> **What the exercise asks**
Pictures excluded, reproduce exactly the lines below from the one with "What TikZ code" through the one with "(ident.north -| inR);", both included.

> **Entries provided**
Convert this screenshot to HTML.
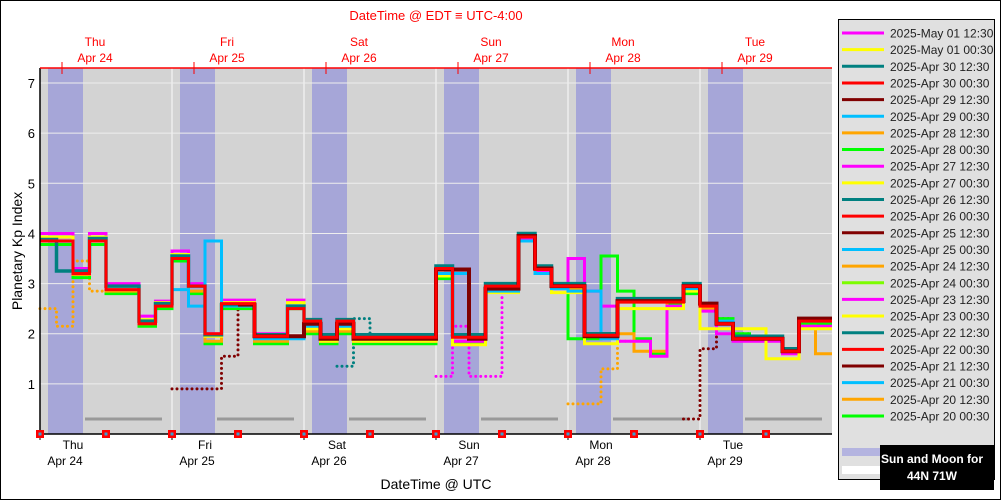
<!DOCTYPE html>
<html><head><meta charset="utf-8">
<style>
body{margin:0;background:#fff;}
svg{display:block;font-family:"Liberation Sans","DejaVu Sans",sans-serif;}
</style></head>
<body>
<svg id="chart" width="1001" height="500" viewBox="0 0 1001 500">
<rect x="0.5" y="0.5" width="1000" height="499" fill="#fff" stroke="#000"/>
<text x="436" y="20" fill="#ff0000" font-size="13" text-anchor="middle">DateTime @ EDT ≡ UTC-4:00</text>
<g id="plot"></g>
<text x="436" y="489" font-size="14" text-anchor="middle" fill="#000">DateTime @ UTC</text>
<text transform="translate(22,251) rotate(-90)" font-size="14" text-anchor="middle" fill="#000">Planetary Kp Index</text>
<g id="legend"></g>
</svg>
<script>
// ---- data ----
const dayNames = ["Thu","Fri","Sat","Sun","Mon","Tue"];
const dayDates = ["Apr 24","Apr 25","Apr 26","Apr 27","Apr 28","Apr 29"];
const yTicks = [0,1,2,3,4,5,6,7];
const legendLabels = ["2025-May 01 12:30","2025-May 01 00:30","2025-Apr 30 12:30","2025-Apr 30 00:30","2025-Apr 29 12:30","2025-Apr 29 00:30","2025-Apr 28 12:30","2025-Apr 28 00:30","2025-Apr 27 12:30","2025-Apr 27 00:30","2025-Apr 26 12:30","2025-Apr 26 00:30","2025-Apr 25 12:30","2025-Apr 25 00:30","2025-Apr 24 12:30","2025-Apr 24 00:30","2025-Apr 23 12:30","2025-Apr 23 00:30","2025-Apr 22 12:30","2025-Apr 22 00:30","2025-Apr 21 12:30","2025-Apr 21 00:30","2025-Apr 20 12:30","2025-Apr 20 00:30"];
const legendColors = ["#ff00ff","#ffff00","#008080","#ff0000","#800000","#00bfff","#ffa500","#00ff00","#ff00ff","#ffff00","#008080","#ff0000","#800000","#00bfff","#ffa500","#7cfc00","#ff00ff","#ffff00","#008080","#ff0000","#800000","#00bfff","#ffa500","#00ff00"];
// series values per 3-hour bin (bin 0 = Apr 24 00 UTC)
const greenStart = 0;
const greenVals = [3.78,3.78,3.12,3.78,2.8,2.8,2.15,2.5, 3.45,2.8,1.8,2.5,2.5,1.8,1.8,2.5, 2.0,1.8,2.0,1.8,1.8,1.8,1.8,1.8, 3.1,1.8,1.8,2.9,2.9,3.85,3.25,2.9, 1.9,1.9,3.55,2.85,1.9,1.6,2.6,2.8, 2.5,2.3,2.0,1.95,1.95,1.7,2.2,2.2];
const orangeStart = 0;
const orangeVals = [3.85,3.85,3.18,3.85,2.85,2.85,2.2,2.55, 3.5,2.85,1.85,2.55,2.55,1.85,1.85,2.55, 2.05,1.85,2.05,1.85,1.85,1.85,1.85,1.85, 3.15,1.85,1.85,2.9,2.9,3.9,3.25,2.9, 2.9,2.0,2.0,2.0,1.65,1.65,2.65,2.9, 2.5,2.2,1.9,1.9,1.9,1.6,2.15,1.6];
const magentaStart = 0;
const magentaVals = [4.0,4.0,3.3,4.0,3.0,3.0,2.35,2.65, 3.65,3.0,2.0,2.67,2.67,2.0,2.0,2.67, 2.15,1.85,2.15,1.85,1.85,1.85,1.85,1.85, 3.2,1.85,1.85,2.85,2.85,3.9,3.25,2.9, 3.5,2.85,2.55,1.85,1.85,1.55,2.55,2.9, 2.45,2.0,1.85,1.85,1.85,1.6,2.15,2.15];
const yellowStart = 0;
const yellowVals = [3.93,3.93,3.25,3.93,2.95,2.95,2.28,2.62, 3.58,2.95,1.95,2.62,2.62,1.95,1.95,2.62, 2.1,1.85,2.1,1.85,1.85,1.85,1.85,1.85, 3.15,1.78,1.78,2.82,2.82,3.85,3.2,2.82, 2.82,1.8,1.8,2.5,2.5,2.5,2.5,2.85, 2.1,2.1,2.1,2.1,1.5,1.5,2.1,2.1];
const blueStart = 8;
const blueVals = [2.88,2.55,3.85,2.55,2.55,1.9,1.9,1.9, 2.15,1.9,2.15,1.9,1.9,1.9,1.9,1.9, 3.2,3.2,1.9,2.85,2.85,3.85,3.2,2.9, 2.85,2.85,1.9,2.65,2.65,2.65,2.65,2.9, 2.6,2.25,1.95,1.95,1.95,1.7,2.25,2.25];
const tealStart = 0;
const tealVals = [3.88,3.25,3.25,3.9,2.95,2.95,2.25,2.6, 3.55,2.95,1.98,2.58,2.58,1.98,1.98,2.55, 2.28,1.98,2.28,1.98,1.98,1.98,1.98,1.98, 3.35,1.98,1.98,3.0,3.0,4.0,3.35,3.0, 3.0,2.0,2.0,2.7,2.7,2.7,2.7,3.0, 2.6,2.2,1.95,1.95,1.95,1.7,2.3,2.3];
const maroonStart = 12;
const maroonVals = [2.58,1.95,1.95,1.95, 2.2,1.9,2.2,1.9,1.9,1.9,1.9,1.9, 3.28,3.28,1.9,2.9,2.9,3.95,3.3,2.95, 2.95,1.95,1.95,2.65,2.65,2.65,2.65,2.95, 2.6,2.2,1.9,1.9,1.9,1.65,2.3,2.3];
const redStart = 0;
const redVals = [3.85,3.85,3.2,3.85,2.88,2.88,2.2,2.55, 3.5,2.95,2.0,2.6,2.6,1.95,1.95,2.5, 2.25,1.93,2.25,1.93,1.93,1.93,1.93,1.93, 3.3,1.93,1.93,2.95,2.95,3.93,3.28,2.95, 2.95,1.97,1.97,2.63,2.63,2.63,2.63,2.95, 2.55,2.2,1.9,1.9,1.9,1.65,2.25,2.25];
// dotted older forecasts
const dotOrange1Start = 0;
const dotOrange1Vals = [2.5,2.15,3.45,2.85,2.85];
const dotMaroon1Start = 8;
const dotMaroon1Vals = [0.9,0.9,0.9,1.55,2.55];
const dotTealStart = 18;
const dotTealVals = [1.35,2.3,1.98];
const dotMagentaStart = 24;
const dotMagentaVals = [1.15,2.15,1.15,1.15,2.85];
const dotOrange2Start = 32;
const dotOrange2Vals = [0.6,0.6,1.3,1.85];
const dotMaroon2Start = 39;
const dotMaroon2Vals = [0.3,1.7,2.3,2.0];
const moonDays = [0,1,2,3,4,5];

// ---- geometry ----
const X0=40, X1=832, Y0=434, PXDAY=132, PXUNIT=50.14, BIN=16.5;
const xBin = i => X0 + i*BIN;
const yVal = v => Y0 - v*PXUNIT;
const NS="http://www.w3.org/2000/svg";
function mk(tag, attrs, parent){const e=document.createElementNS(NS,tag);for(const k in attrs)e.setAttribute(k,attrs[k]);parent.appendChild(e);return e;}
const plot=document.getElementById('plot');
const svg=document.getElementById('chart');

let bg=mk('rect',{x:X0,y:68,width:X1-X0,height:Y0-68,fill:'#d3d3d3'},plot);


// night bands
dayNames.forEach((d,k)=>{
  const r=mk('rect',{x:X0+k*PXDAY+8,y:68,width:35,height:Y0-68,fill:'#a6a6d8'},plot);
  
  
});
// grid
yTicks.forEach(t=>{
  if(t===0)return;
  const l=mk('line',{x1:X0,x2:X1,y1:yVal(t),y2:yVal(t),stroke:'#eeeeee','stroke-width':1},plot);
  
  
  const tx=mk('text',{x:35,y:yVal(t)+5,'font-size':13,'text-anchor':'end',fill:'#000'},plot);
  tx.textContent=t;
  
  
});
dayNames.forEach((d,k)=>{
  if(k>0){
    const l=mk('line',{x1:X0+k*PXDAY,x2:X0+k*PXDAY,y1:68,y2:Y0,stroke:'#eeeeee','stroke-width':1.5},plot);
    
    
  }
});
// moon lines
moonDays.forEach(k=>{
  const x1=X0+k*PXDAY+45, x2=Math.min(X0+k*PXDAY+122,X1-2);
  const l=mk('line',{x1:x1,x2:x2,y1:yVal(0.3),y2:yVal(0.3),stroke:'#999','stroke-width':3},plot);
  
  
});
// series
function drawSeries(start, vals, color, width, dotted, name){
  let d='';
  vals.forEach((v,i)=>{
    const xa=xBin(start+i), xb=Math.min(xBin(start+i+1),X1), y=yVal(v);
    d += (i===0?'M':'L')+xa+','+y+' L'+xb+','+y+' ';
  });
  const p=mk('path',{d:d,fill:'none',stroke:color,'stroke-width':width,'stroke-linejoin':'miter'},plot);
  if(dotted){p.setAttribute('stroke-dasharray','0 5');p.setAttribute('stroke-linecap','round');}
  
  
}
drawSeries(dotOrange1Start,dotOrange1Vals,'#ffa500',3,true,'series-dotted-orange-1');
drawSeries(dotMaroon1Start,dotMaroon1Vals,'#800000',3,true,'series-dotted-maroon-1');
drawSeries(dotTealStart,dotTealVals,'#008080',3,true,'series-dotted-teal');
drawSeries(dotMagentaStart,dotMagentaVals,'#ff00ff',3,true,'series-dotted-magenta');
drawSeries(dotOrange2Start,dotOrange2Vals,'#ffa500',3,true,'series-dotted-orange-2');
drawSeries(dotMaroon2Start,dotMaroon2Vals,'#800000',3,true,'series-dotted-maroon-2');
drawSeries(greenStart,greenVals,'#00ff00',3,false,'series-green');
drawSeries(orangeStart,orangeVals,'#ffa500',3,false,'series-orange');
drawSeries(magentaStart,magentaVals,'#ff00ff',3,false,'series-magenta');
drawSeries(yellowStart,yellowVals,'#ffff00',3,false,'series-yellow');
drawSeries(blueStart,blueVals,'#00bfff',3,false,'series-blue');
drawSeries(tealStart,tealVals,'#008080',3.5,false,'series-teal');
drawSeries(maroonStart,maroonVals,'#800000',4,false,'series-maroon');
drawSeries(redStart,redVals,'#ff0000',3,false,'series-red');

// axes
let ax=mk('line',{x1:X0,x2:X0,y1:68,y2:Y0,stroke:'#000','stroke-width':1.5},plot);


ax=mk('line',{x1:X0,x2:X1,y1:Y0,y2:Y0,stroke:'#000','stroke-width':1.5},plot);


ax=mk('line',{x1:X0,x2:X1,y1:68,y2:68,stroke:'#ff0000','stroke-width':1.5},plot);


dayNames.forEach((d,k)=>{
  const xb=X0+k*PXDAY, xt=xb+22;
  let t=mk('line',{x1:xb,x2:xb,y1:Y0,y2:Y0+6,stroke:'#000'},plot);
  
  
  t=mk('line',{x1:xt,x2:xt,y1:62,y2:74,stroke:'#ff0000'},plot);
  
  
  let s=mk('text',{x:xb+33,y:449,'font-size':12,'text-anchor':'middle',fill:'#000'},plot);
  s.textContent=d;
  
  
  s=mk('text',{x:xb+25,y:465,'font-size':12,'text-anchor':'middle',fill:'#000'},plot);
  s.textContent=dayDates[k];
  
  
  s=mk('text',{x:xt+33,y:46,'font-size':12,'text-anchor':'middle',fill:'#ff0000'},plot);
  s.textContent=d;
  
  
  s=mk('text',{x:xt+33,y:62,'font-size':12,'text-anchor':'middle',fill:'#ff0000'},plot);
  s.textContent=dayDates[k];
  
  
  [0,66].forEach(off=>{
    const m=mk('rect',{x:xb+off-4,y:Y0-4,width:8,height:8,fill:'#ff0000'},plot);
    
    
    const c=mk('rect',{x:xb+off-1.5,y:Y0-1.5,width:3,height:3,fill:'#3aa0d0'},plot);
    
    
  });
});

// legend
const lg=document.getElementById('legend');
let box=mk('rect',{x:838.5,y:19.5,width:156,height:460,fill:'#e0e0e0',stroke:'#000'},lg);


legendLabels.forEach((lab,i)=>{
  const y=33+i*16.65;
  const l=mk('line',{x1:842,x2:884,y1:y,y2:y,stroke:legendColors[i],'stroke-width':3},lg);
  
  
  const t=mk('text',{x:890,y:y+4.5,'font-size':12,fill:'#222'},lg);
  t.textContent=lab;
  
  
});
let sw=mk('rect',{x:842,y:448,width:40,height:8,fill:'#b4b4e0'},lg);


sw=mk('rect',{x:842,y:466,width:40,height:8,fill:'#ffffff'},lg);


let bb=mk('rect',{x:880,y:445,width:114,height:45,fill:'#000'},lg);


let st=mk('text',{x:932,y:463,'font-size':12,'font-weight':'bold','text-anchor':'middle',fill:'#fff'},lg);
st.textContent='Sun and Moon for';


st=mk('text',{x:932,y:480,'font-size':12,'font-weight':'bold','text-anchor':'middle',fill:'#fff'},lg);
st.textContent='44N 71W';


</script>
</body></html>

---

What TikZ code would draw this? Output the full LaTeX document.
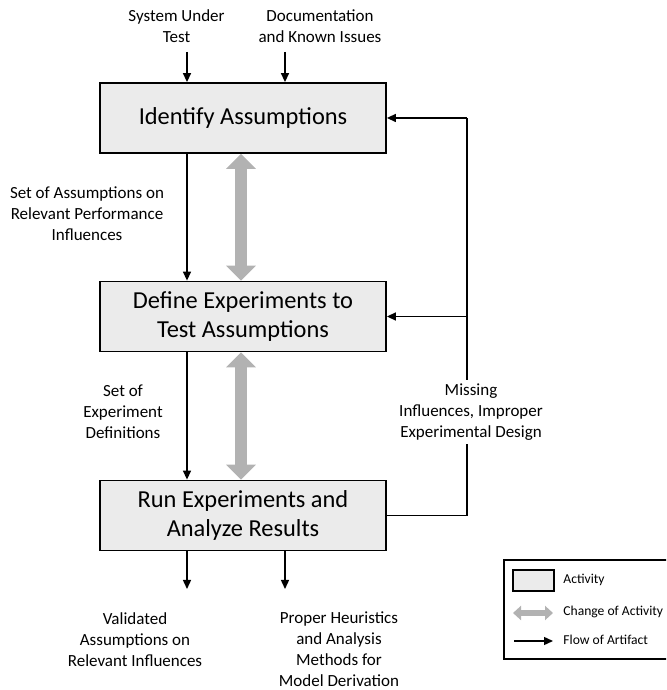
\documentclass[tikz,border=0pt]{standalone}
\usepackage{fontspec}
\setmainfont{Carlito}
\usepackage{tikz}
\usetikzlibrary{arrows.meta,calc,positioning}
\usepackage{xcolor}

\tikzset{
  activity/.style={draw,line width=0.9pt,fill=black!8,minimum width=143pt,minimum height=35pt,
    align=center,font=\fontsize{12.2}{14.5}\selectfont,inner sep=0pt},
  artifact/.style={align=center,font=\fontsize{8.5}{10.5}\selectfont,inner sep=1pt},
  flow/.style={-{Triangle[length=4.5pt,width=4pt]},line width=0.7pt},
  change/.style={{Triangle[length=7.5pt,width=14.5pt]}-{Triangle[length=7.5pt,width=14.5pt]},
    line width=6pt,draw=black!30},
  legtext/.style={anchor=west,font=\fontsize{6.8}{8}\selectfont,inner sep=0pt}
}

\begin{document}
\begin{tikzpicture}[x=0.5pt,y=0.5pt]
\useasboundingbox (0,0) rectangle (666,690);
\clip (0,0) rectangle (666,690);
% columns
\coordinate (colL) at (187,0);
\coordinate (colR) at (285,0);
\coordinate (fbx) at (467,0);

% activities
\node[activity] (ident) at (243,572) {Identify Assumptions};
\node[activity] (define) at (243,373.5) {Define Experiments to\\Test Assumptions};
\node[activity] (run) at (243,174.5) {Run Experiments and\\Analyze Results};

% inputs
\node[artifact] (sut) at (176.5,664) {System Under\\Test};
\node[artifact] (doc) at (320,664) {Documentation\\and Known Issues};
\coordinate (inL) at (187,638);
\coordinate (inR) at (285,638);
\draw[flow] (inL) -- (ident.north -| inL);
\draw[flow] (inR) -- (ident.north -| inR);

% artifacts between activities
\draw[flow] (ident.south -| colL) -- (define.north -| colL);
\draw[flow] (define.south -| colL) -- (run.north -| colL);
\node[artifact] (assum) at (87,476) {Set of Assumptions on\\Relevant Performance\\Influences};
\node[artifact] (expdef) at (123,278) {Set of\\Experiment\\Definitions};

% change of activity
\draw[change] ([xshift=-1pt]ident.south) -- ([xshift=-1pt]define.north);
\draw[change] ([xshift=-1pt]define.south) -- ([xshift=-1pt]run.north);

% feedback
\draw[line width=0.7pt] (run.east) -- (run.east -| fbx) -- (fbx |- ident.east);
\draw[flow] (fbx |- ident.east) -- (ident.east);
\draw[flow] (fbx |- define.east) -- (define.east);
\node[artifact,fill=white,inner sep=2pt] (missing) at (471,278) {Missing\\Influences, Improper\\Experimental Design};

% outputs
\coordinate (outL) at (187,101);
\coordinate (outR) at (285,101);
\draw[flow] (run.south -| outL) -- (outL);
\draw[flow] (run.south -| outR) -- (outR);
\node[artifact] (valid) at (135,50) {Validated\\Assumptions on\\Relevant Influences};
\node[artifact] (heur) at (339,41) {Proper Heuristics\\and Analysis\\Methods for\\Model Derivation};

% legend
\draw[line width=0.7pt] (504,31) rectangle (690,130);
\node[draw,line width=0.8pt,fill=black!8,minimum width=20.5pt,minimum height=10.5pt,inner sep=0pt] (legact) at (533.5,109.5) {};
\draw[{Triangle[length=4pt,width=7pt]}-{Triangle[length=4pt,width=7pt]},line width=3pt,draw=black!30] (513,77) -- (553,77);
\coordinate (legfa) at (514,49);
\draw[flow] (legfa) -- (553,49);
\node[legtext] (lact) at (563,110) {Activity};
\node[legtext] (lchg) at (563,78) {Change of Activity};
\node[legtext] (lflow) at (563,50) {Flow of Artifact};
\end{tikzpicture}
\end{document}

...

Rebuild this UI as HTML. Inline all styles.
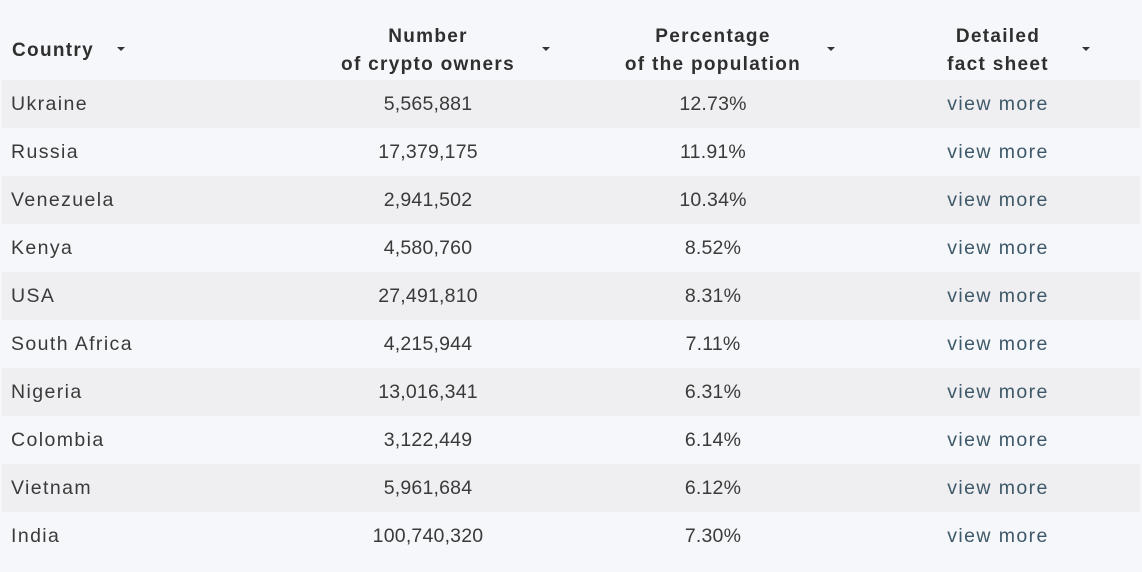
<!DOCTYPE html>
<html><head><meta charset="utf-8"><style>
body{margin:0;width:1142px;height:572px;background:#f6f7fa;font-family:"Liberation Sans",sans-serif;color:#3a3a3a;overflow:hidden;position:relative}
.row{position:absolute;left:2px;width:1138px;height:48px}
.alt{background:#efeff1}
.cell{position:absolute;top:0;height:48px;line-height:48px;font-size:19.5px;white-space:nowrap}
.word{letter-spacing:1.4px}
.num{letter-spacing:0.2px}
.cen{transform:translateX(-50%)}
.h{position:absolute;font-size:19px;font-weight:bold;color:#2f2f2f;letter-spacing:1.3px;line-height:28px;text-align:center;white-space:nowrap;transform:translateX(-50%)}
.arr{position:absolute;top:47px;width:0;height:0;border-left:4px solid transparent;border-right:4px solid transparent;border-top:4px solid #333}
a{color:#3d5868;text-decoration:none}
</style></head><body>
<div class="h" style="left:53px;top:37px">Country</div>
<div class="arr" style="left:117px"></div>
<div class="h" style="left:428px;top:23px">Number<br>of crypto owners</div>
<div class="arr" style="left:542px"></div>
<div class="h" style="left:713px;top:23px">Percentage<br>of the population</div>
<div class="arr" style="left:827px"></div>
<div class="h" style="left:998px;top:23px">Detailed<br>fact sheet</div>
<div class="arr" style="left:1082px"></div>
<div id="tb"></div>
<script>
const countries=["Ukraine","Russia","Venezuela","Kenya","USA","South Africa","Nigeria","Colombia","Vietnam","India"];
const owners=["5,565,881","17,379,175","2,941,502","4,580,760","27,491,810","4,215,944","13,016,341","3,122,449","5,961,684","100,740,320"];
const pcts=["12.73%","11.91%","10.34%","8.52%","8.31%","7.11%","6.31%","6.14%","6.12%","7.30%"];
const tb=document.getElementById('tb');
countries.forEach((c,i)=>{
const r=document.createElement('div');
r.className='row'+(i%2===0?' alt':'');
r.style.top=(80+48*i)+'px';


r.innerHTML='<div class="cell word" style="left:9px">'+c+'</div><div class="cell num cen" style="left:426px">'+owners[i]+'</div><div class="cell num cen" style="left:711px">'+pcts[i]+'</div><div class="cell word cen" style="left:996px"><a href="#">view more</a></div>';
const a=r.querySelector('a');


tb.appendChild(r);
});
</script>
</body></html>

> **Task answer**
What TikZ code would draw this? Output the full LaTeX document.
\documentclass[tikz,border=0pt]{standalone}
\usepackage{fontspec}
\setmainfont{Carlito}
\usepackage{tikz}
\usetikzlibrary{arrows.meta,calc,positioning}
\usepackage{xcolor}

\tikzset{
  activity/.style={draw,line width=0.9pt,fill=black!8,minimum width=143pt,minimum height=35pt,
    align=center,font=\fontsize{12.2}{14.5}\selectfont,inner sep=0pt},
  artifact/.style={align=center,font=\fontsize{8.5}{10.5}\selectfont,inner sep=1pt},
  flow/.style={-{Triangle[length=4.5pt,width=4pt]},line width=0.7pt},
  change/.style={{Triangle[length=7.5pt,width=14.5pt]}-{Triangle[length=7.5pt,width=14.5pt]},
    line width=6pt,draw=black!30},
  legtext/.style={anchor=west,font=\fontsize{6.8}{8}\selectfont,inner sep=0pt}
}

\begin{document}
\begin{tikzpicture}[x=0.5pt,y=0.5pt]
\useasboundingbox (0,0) rectangle (666,690);
\clip (0,0) rectangle (666,690);
% columns
\coordinate (colL) at (187,0);
\coordinate (colR) at (285,0);
\coordinate (fbx) at (467,0);

% activities
\node[activity] (ident) at (243,572) {Identify Assumptions};
\node[activity] (define) at (243,373.5) {Define Experiments to\\Test Assumptions};
\node[activity] (run) at (243,174.5) {Run Experiments and\\Analyze Results};

% inputs
\node[artifact] (sut) at (176.5,664) {System Under\\Test};
\node[artifact] (doc) at (320,664) {Documentation\\and Known Issues};
\coordinate (inL) at (187,638);
\coordinate (inR) at (285,638);
\draw[flow] (inL) -- (ident.north -| inL);
\draw[flow] (inR) -- (ident.north -| inR);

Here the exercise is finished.